The vote also saw the all-white British National Party pick up two seats in the EU assembly — joining far-right parties from the Netherlands, Hungary and Austria that excoriated Muslims, immigrants and minorities.

…In the Netherlands, Geert Wilders’ anti-Islamic party took 17 percent of the country’s votes, winning four of 25 seats.

Three of 22 seats in Hungary went to the far-right Jobbik party, which describes itself as Euro-skeptic and anti-immigration. Critics say the party is racist and anti-Semitic.

What We Need in a Supreme Court Justice

President Obama is getting lots of advice about who should replace retiring Supreme Court justice David Souter.  Basically, the advice is all the same”  “Pick one that’s like me!”

The new justice should be Hispanic, or black, or a woman, or gay, as if being a member of a class will engender jurisprudence.

I won’t argue against the notion that certain life experiences can infuse one’s view of what the Constitution protects.  And the right’s criticism that the new justice should only interpret the law, not make it, and be a “strict constructionist” is laughable.  The right, after all, was perfectly happy to have a close majority of the Supreme Court decide an election.  And they wanted the courts to interfere with a husband’s right to make health decisions for his incurable, terminal wife.  Don’t make law, they say, unless it is a law they like.

Empathy is not what I’d look for in someone to take Souter’s seat. Experience is.  Experience in the law, sure, but also in the fresh experience in America.  I think the president should chose someone who is close to his or her Americanization.  By that I mean I’d like to see someone who, if not a naturalized citizen, is the offspring of immigrants.  Someone who saw his or her parents struggle to learn the language and customs, fight discrimination and sacrifice to allow their child to fulfill the America dream.

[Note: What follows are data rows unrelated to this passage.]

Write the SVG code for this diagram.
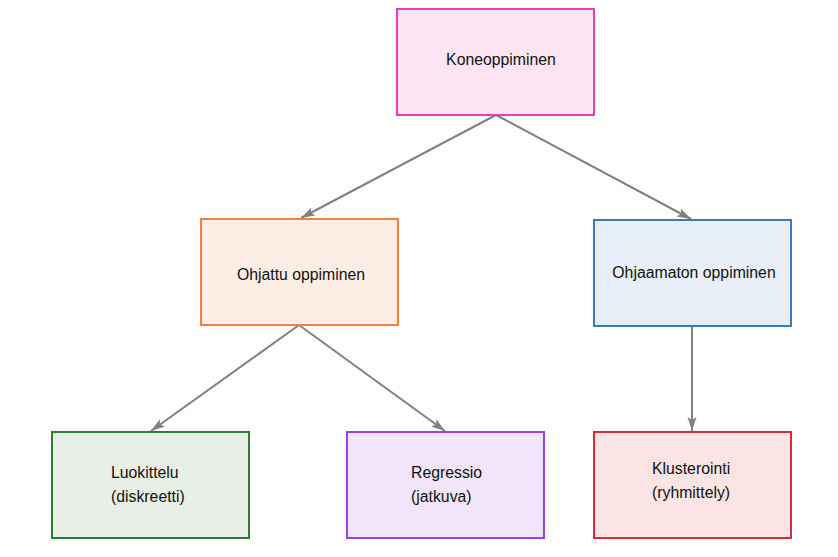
<svg xmlns="http://www.w3.org/2000/svg" width="838" height="557" viewBox="0 0 838 557">
<style>
.node rect{stroke-width:2}
text{font-family:"Liberation Sans",Arial,sans-serif;font-size:15.8px;fill:#111}
.edge{stroke:#808080;stroke-width:2;fill:none}
</style>
<defs>
<marker id="arr" viewBox="0 0 14 10" refX="14" refY="5" markerWidth="14" markerHeight="10" markerUnits="userSpaceOnUse" orient="auto">
<path d="M0,0.5 L14,5 L0,9.5 L3,5 z" fill="#808080"/>
</marker>
</defs>
<rect width="838" height="557" fill="#fff"/>
<g id="connectors">
<line class="edge" x1="496" y1="115" x2="301" y2="218" marker-end="url(#arr)"/>
<line class="edge" x1="496" y1="115" x2="691" y2="219" marker-end="url(#arr)"/>
<line class="edge" x1="299" y1="325" x2="151" y2="431" marker-end="url(#arr)"/>
<line class="edge" x1="299" y1="325" x2="445" y2="431" marker-end="url(#arr)"/>
<line class="edge" x1="692" y1="326" x2="692" y2="431" marker-end="url(#arr)"/>
</g>
<g id="koneoppiminen" class="node">
<rect x="397" y="9" width="197" height="106" fill="#fde4f2" stroke="#e83fae"/>
<text x="501" y="65" text-anchor="middle">Koneoppiminen</text>
</g>
<g id="ohjattu" class="node">
<rect x="201" y="219" width="197" height="106" fill="#fdeee5" stroke="#f0823f"/>
<text x="301" y="280" text-anchor="middle">Ohjattu oppiminen</text>
</g>
<g id="ohjaamaton" class="node">
<rect x="594" y="220" width="197" height="106" fill="#e8eff9" stroke="#3a7bbf"/>
<text x="694" y="278" text-anchor="middle">Ohjaamaton oppiminen</text>
</g>
<g id="luokittelu" class="node">
<rect x="52" y="432" width="197" height="106" fill="#e7efe6" stroke="#2e7d32"/>
<text x="111" y="478">Luokittelu</text>
<text x="111" y="502">(diskreetti)</text>
</g>
<g id="regressio" class="node">
<rect x="347" y="432" width="197" height="106" fill="#f2e5fb" stroke="#9b3fe6"/>
<text x="411" y="478">Regressio</text>
<text x="411" y="502">(jatkuva)</text>
</g>
<g id="klusterointi" class="node">
<rect x="594" y="432" width="197" height="106" fill="#fbe4e4" stroke="#d32f2f"/>
<text x="652" y="474">Klusterointi</text>
<text x="652" y="498">(ryhmittely)</text>
</g>
</svg>
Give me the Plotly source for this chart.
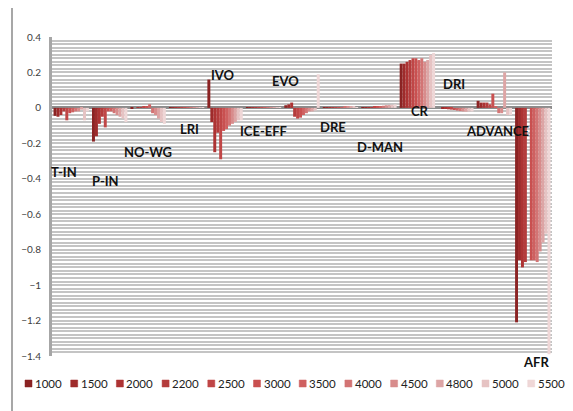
import plotly.graph_objects as go

categories = ["T-IN", "P-IN", "NO-WG", "LRI", "IVO", "ICE-EFF", "EVO",
              "DRE", "D-MAN", "CR", "DRI", "ADVANCE", "AFR"]
series_names = ["1000", "1500", "2000", "2200", "2500", "3000",
                "3500", "4000", "4500", "4800", "5000", "5500"]

# one list per category, values for series 1000 ... 5500
t_in = [-0.045, -0.05, -0.04, -0.02, -0.07, -0.03, -0.025, -0.02, -0.02, -0.01, -0.07, -0.02]
p_in = [-0.19, -0.16, -0.09, -0.05, -0.11, -0.02, -0.02, -0.03, -0.04, -0.05, -0.06, -0.08]
no_wg = [-0.003, 0.0, 0.004, 0.005, 0.006, 0.01, 0.02, -0.03, -0.04, -0.06, -0.08, -0.09]
lri = [0.002, 0.002, 0.001, 0.002, 0.001, 0.001, 0.002, 0.001, 0.001, 0.002, 0.001, 0.001]
ivo = [0.16, -0.08, -0.25, -0.14, -0.29, -0.13, -0.12, -0.10, -0.09, -0.08, -0.07, -0.07]
ice_eff = [0.002, 0.003, 0.004, 0.003, 0.002, 0.002, 0.001, 0.001, 0.001, 0.001, 0.001, 0.002]
evo = [0.015, 0.02, 0.03, -0.05, -0.06, -0.055, -0.04, -0.03, -0.02, -0.02, -0.015, 0.19]
dre = [0.003, 0.002, 0.002, 0.002, 0.003, 0.005, 0.005, 0.006, 0.007, 0.008, 0.01, 0.005]
d_man = [0.003, 0.004, 0.005, 0.005, 0.006, 0.008, 0.01, 0.012, 0.015, 0.017, 0.018, 0.02]
cr = [0.25, 0.25, 0.26, 0.27, 0.28, 0.28, 0.27, 0.28, 0.26, 0.27, 0.30, 0.31]
dri = [0.0, -0.002, -0.005, -0.008, -0.01, -0.012, -0.015, -0.018, -0.02, -0.022, -0.02, -0.02]
advance = [0.04, 0.03, 0.03, 0.03, 0.02, 0.08, 0.01, -0.03, -0.03, 0.20, -0.04, -0.04]
afr = [-1.21, -0.86, -0.90, -0.87, 0.0, -0.86, -0.86, -0.87, -0.81, -0.76, -0.71, -1.39]

by_category = [t_in, p_in, no_wg, lri, ivo, ice_eff, evo, dre, d_man, cr, dri, advance, afr]

colors = ["#8b2323", "#9e2b2b", "#ad3333", "#b43c3c", "#c04646", "#c95050",
          "#cf6060", "#d37474", "#d88c8c", "#dda5a5", "#e6c3c3", "#efd7d7"]

# where the category names sit (paper x, value-axis y)
label_x = [0.024, 0.106, 0.192, 0.274, 0.342, 0.422, 0.466, 0.562, 0.656, 0.736, 0.804, 0.890, 0.968]
label_y = [-0.362, -0.413, -0.249, -0.119, 0.186, -0.130, 0.152, -0.108, -0.221, -0.018, 0.135, -0.130, -1.434]

Y_MIN, Y_MAX = -1.4, 0.4

# the page body adds an 8px margin, so the figure is 8px smaller each way
OFF = 8
W, H = 573 - OFF, 411 - OFF
L, R, T, B = 52 - OFF, 21, 37 - OFF, 55
pw, ph = W - L - R, H - T - B


def px(x):
    # reference pixel -> paper x
    return (x - OFF - L) / pw


def py(y):
    # reference pixel -> paper y
    return (H - B - (y - OFF)) / ph


fig = go.Figure()
for i, name in enumerate(series_names):
    fig.add_trace(go.Bar(
        x=categories, y=[vals[i] for vals in by_category], name=name,
        marker=dict(color=colors[i], line=dict(width=0)), showlegend=False,
    ))

# category names (paper refs so the one below the axis floor still shows)
for cat, lx, ly in zip(categories, label_x, label_y):
    fig.add_annotation(text="<b>%s</b>" % cat, x=lx, y=(ly - Y_MIN) / (Y_MAX - Y_MIN),
                       xref="paper", yref="paper",
                       xanchor="center", yanchor="middle", showarrow=False,
                       font=dict(size=13, color="#111111"))

# legend drawn by hand: small square + label, one per series
for i, name in enumerate(series_names):
    x0 = 25 + 45.7 * i
    fig.add_shape(type="rect", xref="paper", yref="paper",
                  x0=px(x0), x1=px(x0 + 7), y0=py(387), y1=py(380),
                  fillcolor=colors[i], line=dict(color=colors[i], width=0.5))
    fig.add_annotation(text=name, x=px(x0 + 8), y=py(383.5), xref="paper", yref="paper",
                       xanchor="left", yanchor="middle", showarrow=False,
                       font=dict(size=11.5, color="#222222"))

# outer chart frame
for fx in (12, 567):
    fig.add_shape(type="line", xref="paper", yref="paper", x0=px(fx), x1=px(fx),
                  y0=py(420), y1=py(-5), line=dict(color="#8a8a8a", width=1.5))

fig.update_layout(
    width=W, height=H,
    margin=dict(l=L, r=R, t=T, b=B, autoexpand=False),
    paper_bgcolor="white", plot_bgcolor="white",
    barmode="group", bargap=0.08, bargroupgap=0,
    font=dict(family="Lato, Carlito, Arial", color="#404040"),
    showlegend=False,
    xaxis=dict(showticklabels=False, showgrid=False, zeroline=False, ticks=""),
    yaxis=dict(range=[Y_MIN, Y_MAX], dtick=0.2, showgrid=True,
               gridcolor="#c4c4c4", gridwidth=2,
               minor=dict(dtick=0.02, showgrid=True, gridcolor="#c4c4c4", gridwidth=2),
               zeroline=True, zerolinecolor="#8c8c8c", zerolinewidth=3,
               showline=True, linecolor="#a6a6a6", linewidth=3,
               ticks="", ticklabelstandoff=6,
               tickfont=dict(size=10, color="#404040")),
)

fig.write_html("out.html")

Certainly a few of the usual suspects bandied about as nominees would fit this description.  But the important thing is not that they are Hispanic in particular, but that they have witnessed first hand the Americanization process.  I think such a person has a particular outlook on what the American experience can mean.  I don’t want them to rule in any particular way on immigration or any other issue.  I just think American justice and freedom is a bit fresher in their minds than those of us who aren’t as close to  the immigrant experience.